Car pour S.Pri Noir le doute n’est pas permis, l’argent est bel et bien le nerf de la guerre et sa détermination à s’en procurer ne fait que renforcer son envie de s’en sortir quitte à devenir un « Highlander » et avoir plusieurs vies. Parce que le Parisien le sait mieux que quiconque, la crise n’épargne personne, mais lui veut la combattre et viser haut. Pour cela, il est prêt à s’en donner les moyens (« Middle Finger »). C’est d’ailleurs cette ambition qui lui a permis de rebondir. Comme beaucoup, il a connu une adolescence tourmentée entre alcool, les renvois du lycée et le deal. A l’en croire, deux choses l’ont sauvé : le rap (« Juste pour voir ») et un entourage qui croyait en lui, un sujet qui revient souvent et à qui il consacre finalement un morceau entier (« Mon crew »). Le « Narco Poète » a pourtant connu les affres de la délinquance, il ne s’en cache pas et assume même son côté obscur comme dans le titre « Podium » où il rappelle qu’il fera ce qu’il faut pour être sur la première marche, sans peur, sans regrets.

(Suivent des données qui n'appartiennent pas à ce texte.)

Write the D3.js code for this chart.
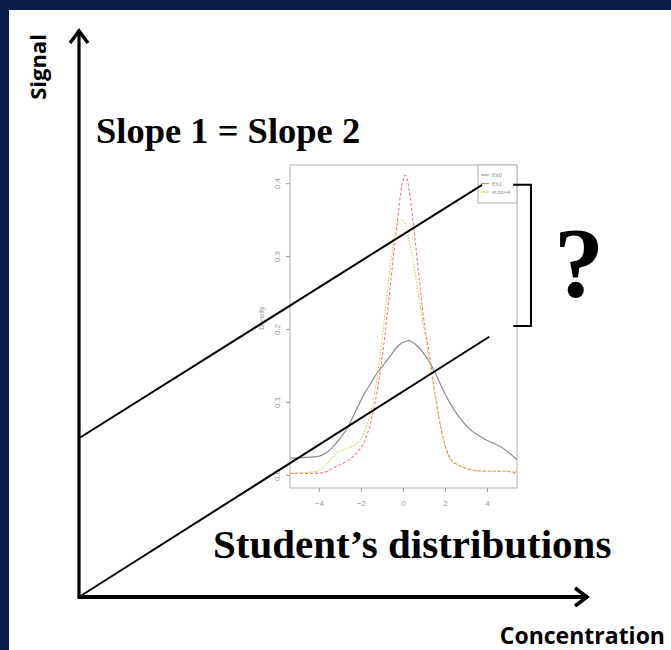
<!DOCTYPE html>
<html lang="en">
<head>
<meta charset="UTF-8">
<title>Slope 1 = Slope 2</title>
<script src="https://cdnjs.cloudflare.com/ajax/libs/d3/7.8.5/d3.min.js"></script>
<style>
  body { margin: 0; background: #0b1d4b; }
  svg { display: block; }
</style>
</head>
<body>
<div id="chart"></div>
<script>
// Main diagram (arbitrary units: concentration 0-100, signal 0-100)
var line1Conc = [0, 79.2];
var line1Signal = [28.0, 72.7];
var line2Conc = [0, 80.6];
var line2Signal = [0, 45.9];
var bracketConc = [85.3, 88.8];
var bracketSignal = [72.7, 47.8];

// Inset: density curves
var densX = [-5.37, -4.1, -3.6, -3.13, -2.65, -2.17, -1.86, -1.54, -1.24, -0.92, -0.6, -0.29, -0.05,
             0.11, 0.27, 0.51, 0.75, 0.98, 1.3, 1.62, 1.94, 2.25, 2.73, 3.2, 3.84, 4.79, 5.43];
var densEx0 = [0.023, 0.025, 0.031, 0.045, 0.064, 0.092, 0.110, 0.125, 0.139, 0.151, 0.163, 0.175, 0.181,
               0.183, 0.184, 0.181, 0.175, 0.167, 0.153, 0.135, 0.115, 0.098, 0.077, 0.062, 0.050, 0.036, 0.021];
var densEx1 = [0.002, 0.002, 0.005, 0.012, 0.019, 0.031, 0.044, 0.071, 0.112, 0.176, 0.259, 0.341, 0.396,
               0.411, 0.396, 0.341, 0.277, 0.217, 0.158, 0.094, 0.048, 0.023, 0.012, 0.007, 0.005, 0.005, 0.002];
var densSt4 = [0.002, 0.005, 0.016, 0.030, 0.036, 0.044, 0.057, 0.085, 0.131, 0.204, 0.286, 0.341, 0.350,
               0.345, 0.325, 0.290, 0.245, 0.204, 0.149, 0.094, 0.048, 0.021, 0.012, 0.008, 0.005, 0.005, 0.005];
var insetXTicks = [-4, -2, 0, 2, 4];
var insetYTicks = [0, 0.1, 0.2, 0.3, 0.4];
var legendLabels = ["Ex0", "Ex1", "st,nu=4"];

var w = 671, h = 650;
var svg = d3.select("#chart").append("svg").attr("width", w).attr("height", h);

// white panel inside the navy frame
svg.append("rect").attr("x", 9).attr("y", 10).attr("width", w - 9).attr("height", h - 10).attr("fill", "#fff");

var x = d3.scaleLinear().domain([0, 100]).range([79, 588]);
var y = d3.scaleLinear().domain([0, 100]).range([597, 30]);

// ---- inset density plot ----
var xi = d3.scaleLinear().domain([-5.37, 5.43]).range([290, 517]);
var yi = d3.scaleLinear().domain([-0.018, 0.425]).range([488, 165]);
var inset = svg.append("g").attr("class", "inset");
var grey = "#9a9a9a";

inset.append("rect")
    .attr("x", xi(-5.37)).attr("y", yi(0.425))
    .attr("width", xi(5.43) - xi(-5.37)).attr("height", yi(-0.018) - yi(0.425))
    .attr("fill", "#fff").attr("stroke", "#b0b0b0").attr("stroke-width", 1);

var ax = inset.append("g").attr("transform", "translate(0," + yi(-0.018) + ")")
    .call(d3.axisBottom(xi).tickValues(insetXTicks).tickSize(4).tickPadding(8));
var ay = inset.append("g").attr("transform", "translate(" + xi(-5.37) + ",0)")
    .call(d3.axisLeft(yi).tickValues(insetYTicks).tickSize(4).tickFormat(d3.format(".1f")));
[ax, ay].forEach(function(a) {
    a.select(".domain").remove();
    a.selectAll("line").attr("stroke", grey);
    a.selectAll("text").attr("fill", grey).attr("font-size", "8px").attr("font-family", "Liberation Sans, sans-serif");
});
ay.selectAll(".tick text")
    .attr("transform", "rotate(-90)")
    .attr("x", 0).attr("y", -10).attr("dy", 0)
    .attr("text-anchor", "middle");
inset.append("text")
    .attr("transform", "translate(264," + yi(0.215) + ") rotate(-90)")
    .attr("text-anchor", "middle").attr("font-size", "7px").attr("fill", grey)
    .attr("font-family", "Liberation Sans, sans-serif").text("Density");

var curves = [
    { vals: densEx0, color: "#8c8c8c", dash: null, width: 1.2 },
    { vals: densEx1, color: "#f07a7a", dash: "3,2", width: 1.1 },
    { vals: densSt4, color: "#cfd24a", dash: "1.5,1.5", width: 1.1 }
];
var dens = d3.line()
    .x(function(d, i) { return xi(densX[i]); })
    .y(function(d) { return yi(d); })
    .curve(d3.curveMonotoneX);
curves.forEach(function(c) {
    inset.append("path").datum(c.vals)
        .attr("d", dens).attr("fill", "none")
        .attr("stroke", c.color).attr("stroke-width", c.width)
        .attr("stroke-dasharray", c.dash);
});

// legend
var lg = inset.append("g");
lg.append("rect").attr("x", 478).attr("y", 165).attr("width", 39).attr("height", 38)
    .attr("fill", "#fff").attr("stroke", "#b0b0b0");
legendLabels.forEach(function(l, i) {
    var ly = 175 + i * 8.5;
    lg.append("line").attr("x1", 481).attr("x2", 489).attr("y1", ly).attr("y2", ly)
        .attr("stroke", curves[i].color).attr("stroke-width", 1);
    lg.append("text").attr("x", 492).attr("y", ly + 2).attr("font-size", "6px")
        .attr("fill", "#888").attr("font-family", "Liberation Serif, serif").text(l);
});

// ---- main axes with arrows ----
svg.append("line").attr("x1", x(0)).attr("x2", x(0)).attr("y1", y(0)).attr("y2", y(100))
    .attr("stroke", "#000").attr("stroke-width", 3.2);
svg.append("line").attr("x1", x(0) - 1.5).attr("x2", x(100)).attr("y1", y(0)).attr("y2", y(0))
    .attr("stroke", "#000").attr("stroke-width", 3.8);
svg.append("path")
    .attr("d", "M" + (x(0) - 9) + "," + (y(100) + 13) + "L" + x(0) + "," + (y(100) + 1) + "L" + (x(0) + 9) + "," + (y(100) + 13))
    .attr("fill", "none").attr("stroke", "#000").attr("stroke-width", 3.5).attr("stroke-linejoin", "miter");
svg.append("path")
    .attr("d", "M" + (x(100) - 13) + "," + (y(0) - 9) + "L" + (x(100) - 1) + "," + y(0) + "L" + (x(100) - 13) + "," + (y(0) + 9))
    .attr("fill", "none").attr("stroke", "#000").attr("stroke-width", 3.5).attr("stroke-linejoin", "miter");

// calibration lines
var cal = d3.line().x(function(d) { return x(d[0]); }).y(function(d) { return y(d[1]); });
svg.append("path").datum(d3.zip(line1Conc, line1Signal)).attr("d", cal)
    .attr("stroke", "#000").attr("stroke-width", 2).attr("fill", "none");
svg.append("path").datum(d3.zip(line2Conc, line2Signal)).attr("d", cal)
    .attr("stroke", "#000").attr("stroke-width", 2).attr("fill", "none");

// bracket
svg.append("path")
    .attr("d", "M" + x(bracketConc[0]) + "," + y(bracketSignal[0]) +
               "H" + x(bracketConc[1]) + "V" + y(bracketSignal[1]) + "H" + x(bracketConc[0]))
    .attr("fill", "none").attr("stroke", "#000").attr("stroke-width", 2);

// ---- text ----
svg.append("text").attr("transform", "translate(46,67) rotate(-90)")
    .attr("text-anchor", "middle").attr("font-family", "Open Sans, sans-serif")
    .attr("font-weight", "bold").attr("font-size", "22px").text("Signal");
svg.append("text").attr("x", 665).attr("y", 644).attr("text-anchor", "end")
    .attr("font-family", "Open Sans, sans-serif").attr("font-weight", "bold")
    .attr("font-size", "23px").text("Concentration");

svg.append("text").attr("x", 96).attr("y", 143)
    .attr("font-family", "Liberation Serif, serif").attr("font-weight", "bold")
    .attr("font-size", "36.5px").text("Slope 1 = Slope 2");
svg.append("text").attr("x", 213).attr("y", 558)
    .attr("font-family", "Liberation Serif, serif").attr("font-weight", "bold")
    .attr("font-size", "41px").text("Student\u2019s distributions");
svg.append("text").attr("x", 579).attr("y", 296).attr("text-anchor", "middle")
    .attr("font-family", "Liberation Serif, serif").attr("font-weight", "bold")
    .attr("font-size", "100px").text("?");
</script>
</body>
</html>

Heureusement, tout n’est pas tout noir chez le Parisien et il sait aussi s’offrir des respirations nécessaires pour ne pas imploser sous la pression. Alors, c’est régulièrement qu’il parle du monde de la nuit, des boîtes et de leurs ambiances. Les prods se font alors plus US et le flow accélère au fur et à mesure que les BPM augmentent comme dans « Mickael Jackson » ou « Gavaria ». Il n’hésite pas non plus à faire des tentatives reggae comme sur « Baby Gal » ou gipsy sur « Chico » offrant ainsi une autre façon de rapper des thèmes qui reviennent sans cesse, comme une obsession.
Mais là où S.Pri Noir est sans doute le meilleur, c’est quand il raconte une histoire et on peut se demander pourquoi il le fait si peu alors que les morceaux où il devient storyteller sont sans doute les meilleurs de l’album. Il y a notamment « Seck » à l’ambiance africaine qui colle parfaitement au thème, une histoire d’immigration, celle d’une jeune fille qui quitte l’Afrique pour s’installer en France. Un récit triste très bien raconté qui n’est sans doute pas très éloigné de celui de sa propre histoire familiale. Même exercice pour « La belle et la bête », un titre où une jeune fille rêve d’amour avant de se faire manger par la bête : alors qu’elle voulait s’émanciper, elle devient une fille facile.
Quand il laisse derrière lui les histoires de quartier, S.Pri Noir développe une plume impressionnante et réussit à écrire quelque chose de très profond, des mots derrière lesquels on sent littéralement la douleur, les cris et les larmes. Autre sujet qui revient, moins souvent, mais qui reste malgré tout récurrent, les femmes et les difficultés avec l’amour, qu’elles soient amoureuses (« Love ») ou avec du caractère (« Elle l’a »). Si ce sujet est bien moins prégnant que celui de la rue et de ses affres, S.Pri Noir ne se dérobe pas et l’aborde plusieurs fois, essayant, ainsi, de faire le tour de la question.
Musicalement, la plupart des prods sont très épurées, très noires, créant une ambiance particulière même si certains sortent complètement du cadre avec des influences africaines, électro, gipsy ou reggae, ce qui permet aussi à S.Pri Noir d’adapter son flow. Mais, dans l’ensemble, elles gardent une certaine cohérence et donne une unité au disque. Elles sont assez brutes, planantes voire hypnotiques et donnent toujours cette impression sinon de noirceur tout au moins d’une certaine mélancolie. Le vrai bémol est sans doute le nombre de tracks. Avec 22 titres, S.Pri Noir livre un disque fourni et bien rempli qui aurait cependant sans doute demandé un peu moins de morceaux similaires afin d’épurer un tracklisting sans doute un peu trop dense.